The California Democrat also said that Trump is “ethically,” “intellectually,” and “curiosity-wise” unfit for office.
“No, I don’t think he’s fit to be President of the United States,” she said.
Pelosi’s comments published Monday are perhaps her strongest yet against the issue, but the speaker has signaled for months her resistance to pushing for impeachment.
“It’s not someplace that I think we should go,” Pelosi said on CNN’s “State of the Union” in November 2017 when asked whether Democrats would seek to oust the President if they regained the majority.
The comments come days after House Judiciary Committee chairman Jerry Nadler announced a sweeping investigation, sending letters to 81 people and entities — including the White House, the Justice Department, senior campaign officials, Trump Organization officials and the President’s sons — into possible corruption, obstruction of justice and abuses of power. Democrats say they’re conducting the rigorous oversight of the administration that Republicans refused to do the first two years of Trump’s presidency.
While Pelosi’s comments may help Democrats in competitive districts distance themselves from a divisive topic, they could frustrate some of those now in the middle of congressional investigations.
Rep. Jamie Raskin, a Democrat from Maryland, told CNN he’d “put it differently” than Pelosi.
“The Constitution calls for impeachment in cases of bribery, treason and other high crimes and misdemeanors,” he said. “So the legal case should indeed be compelling, the evidence should be overwhelming and the politics should be bipartisan. He may not be worth it but of course that’s not the standard. The country is certainly worth it if the Constitution and the public interest demand it.”

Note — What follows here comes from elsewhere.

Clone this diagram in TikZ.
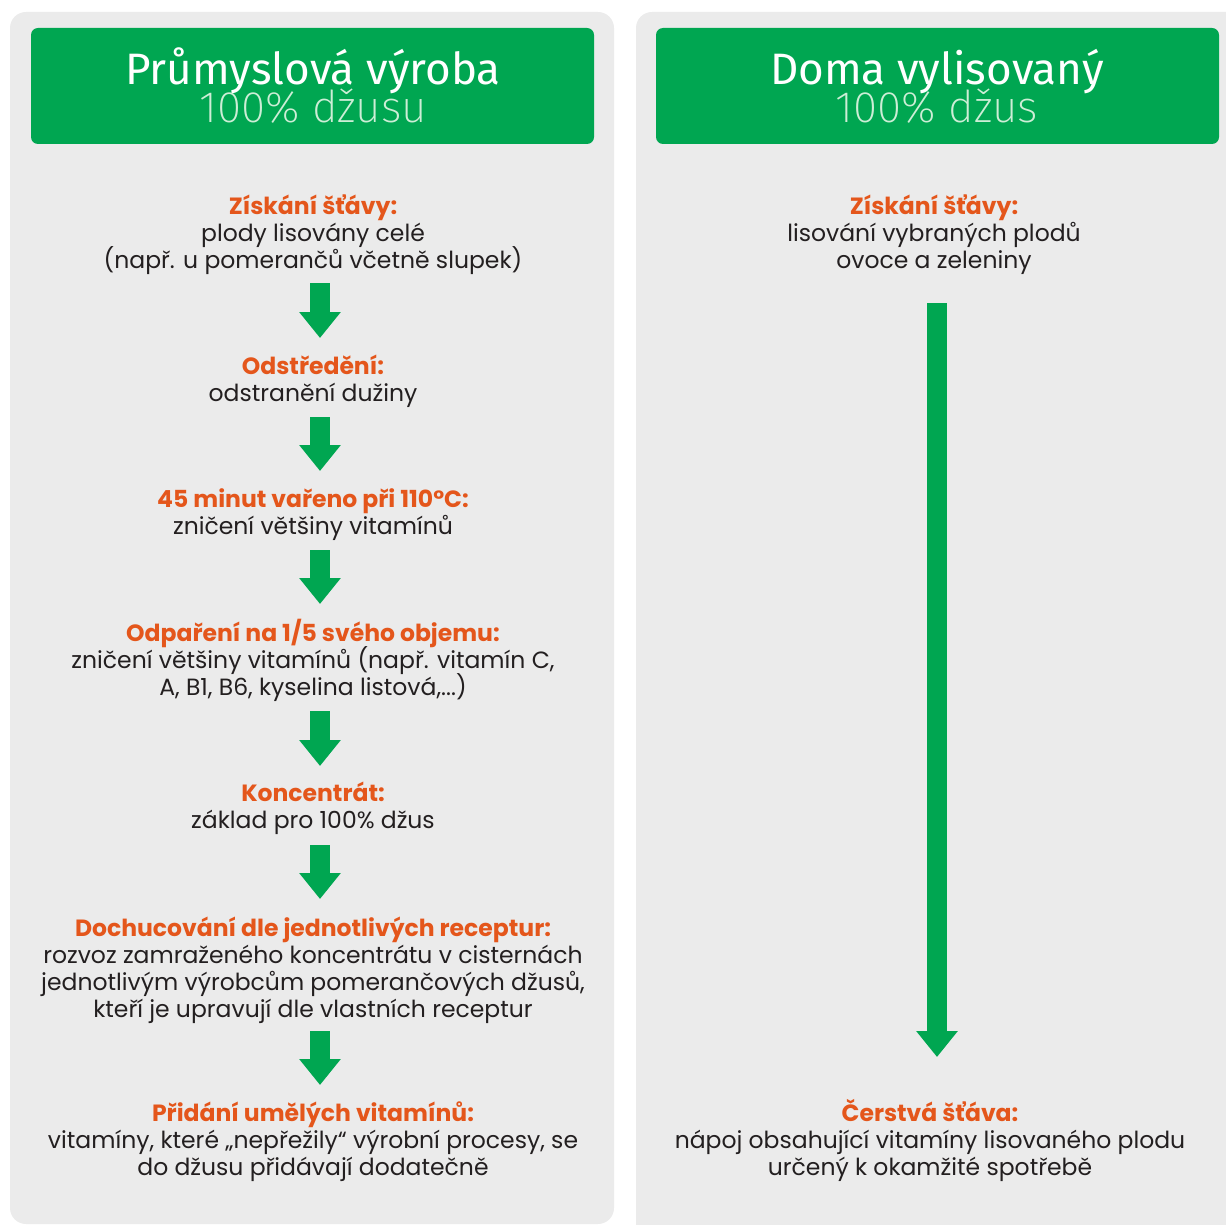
\documentclass[tikz,border=0pt]{standalone}
\usepackage{fontspec}
\setmainfont{Poppins}
\newfontfamily\titlefont{Fira Sans}
\newfontfamily\titlelight{Fira Sans}[UprightFont={* ExtraLight}]
\usetikzlibrary{arrows.meta}

\definecolor{panelgray}{HTML}{EBEBEB}
\definecolor{headgreen}{HTML}{00A651}
\definecolor{arrowgreen}{HTML}{00A651}
\definecolor{stepred}{HTML}{E4561B}
\definecolor{bodytext}{HTML}{231F20}
\definecolor{subtitle}{RGB}{205,238,214}

% keep a fixed baseline distance even where accents rise high
\newcommand\fixedlines{\lineskiplimit=-60pt\relax\lineskip=0pt\relax}

\tikzset{
  panel/.style={fill=panelgray, rounded corners=16pt},
  headbox/.style={fill=headgreen, rounded corners=7pt},
  % the base anchor of a multi-line node sits on its last line
  title/.style={anchor=base, inner sep=0pt, align=center, text=white,
    font=\titlefont\fontsize{44}{38}\selectfont\fixedlines},
  stepbox/.style={anchor=base, inner sep=0pt, align=center, text=bodytext,
    font=\fontsize{23.5}{27}\selectfont\fixedlines},
  flow/.style={draw=arrowgreen, line width=20pt,
    -{Triangle[width=40pt,length=26pt]}},
}
\newcommand\stephead[1]{{\bfseries\color{stepred}#1}}
\newcommand\subline[1]{{\titlelight\color{subtitle}#1}}

\begin{document}
\begin{tikzpicture}[x=1pt,y=-1pt]
  \useasboundingbox (0,0) rectangle (1226,1225);
  \clip (0,0) rectangle (1226,1225);

  % two columns
  \fill[panel] (10,12) rectangle (614,1224);
  \fill[panel] (636,12) rectangle (1260,1260);

  % column headers
  \fill[headbox] (31,28) rectangle (594,144);
  \fill[headbox] (656,28) rectangle (1219,144);
  \node[title] (t1) at (313,123) {Průmyslová výroba\\\subline{100\% džusu}};
  \node[title] (t2) at (937,123) {Doma vylisovaný\\\subline{100\% džus}};

  % industrial process
  \node[stepbox] (p1) at (313,268) {\stephead{Získání šťávy:}\\plody lisovány celé\\(např. u pomerančů včetně slupek)};
  \node[stepbox] (p2) at (313,401) {\stephead{Odstředění:}\\odstranění dužiny};
  \node[stepbox] (p3) at (313,534) {\stephead{45 minut vařeno při 110°C:}\\zničení většiny vitamínů};
  \node[stepbox] (p4) at (313,695) {\stephead{Odpaření na 1/5 svého objemu:}\\zničení většiny vitamínů (např. vitamín C,\\A, B1, B6, kyselina listová,...)};
  \node[stepbox] (p5) at (313,828) {\stephead{Koncentrát:}\\základ pro 100\% džus};
  \node[stepbox] (p6) at (313,1017) {\stephead{Dochucování dle jednotlivých receptur:}\\rozvoz zamraženého koncentrátu v cisternách\\jednotlivým výrobcům pomerančových džusů,\\kteří je upravují dle vlastních receptur};
  \node[stepbox] (p7) at (313,1175) {\stephead{Přidání umělých vitamínů:}\\vitamíny, které „nepřežily“ výrobní procesy, se\\do džusu přidávají dodatečně};

  \coordinate (a1s) at (320,283);  \coordinate (a1e) at (320,338);
  \coordinate (a2s) at (320,417);  \coordinate (a2e) at (320,471);
  \coordinate (a3s) at (320,550);  \coordinate (a3e) at (320,604);
  \coordinate (a4s) at (320,711);  \coordinate (a4e) at (320,766);
  \coordinate (a5s) at (320,845);  \coordinate (a5e) at (320,899);
  \coordinate (a6s) at (320,1031); \coordinate (a6e) at (320,1085);
  \draw[flow] (a1s) -- (a1e);
  \draw[flow] (a2s) -- (a2e);
  \draw[flow] (a3s) -- (a3e);
  \draw[flow] (a4s) -- (a4e);
  \draw[flow] (a5s) -- (a5e);
  \draw[flow] (a6s) -- (a6e);

  % home pressing
  \node[stepbox] (h1) at (934,268) {\stephead{Získání šťávy:}\\lisování vybraných plodů\\ovoce a zeleniny};
  \node[stepbox] (h2) at (930,1175) {\stephead{Čerstvá šťáva:}\\nápoj obsahující vitamíny lisovaného plodu\\určený k okamžité spotřebě};
  \coordinate (b1s) at (937,303); \coordinate (b1e) at (937,1057);
  \draw[flow] (b1s) -- (b1e);
\end{tikzpicture}
\end{document}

“There have, of course, been cases when impeachment investigations have been unifying, as with Richard Nixon,” Raskin added.
A few Democratic members of Congress have already introduced articles of impeachment. Last week, Rep. Rashida Tlaib, a freshman Democratic lawmaker from Michigan, said she would file such a resolution this month.
But House Intelligence Committee Chairman Adam Schiff told CNN that he agreed with Pelosi and that a “failed impeachment isn’t a good idea.” The California Democrat added it doesn’t make sense to move down that road “in the absence of very graphic evidence.”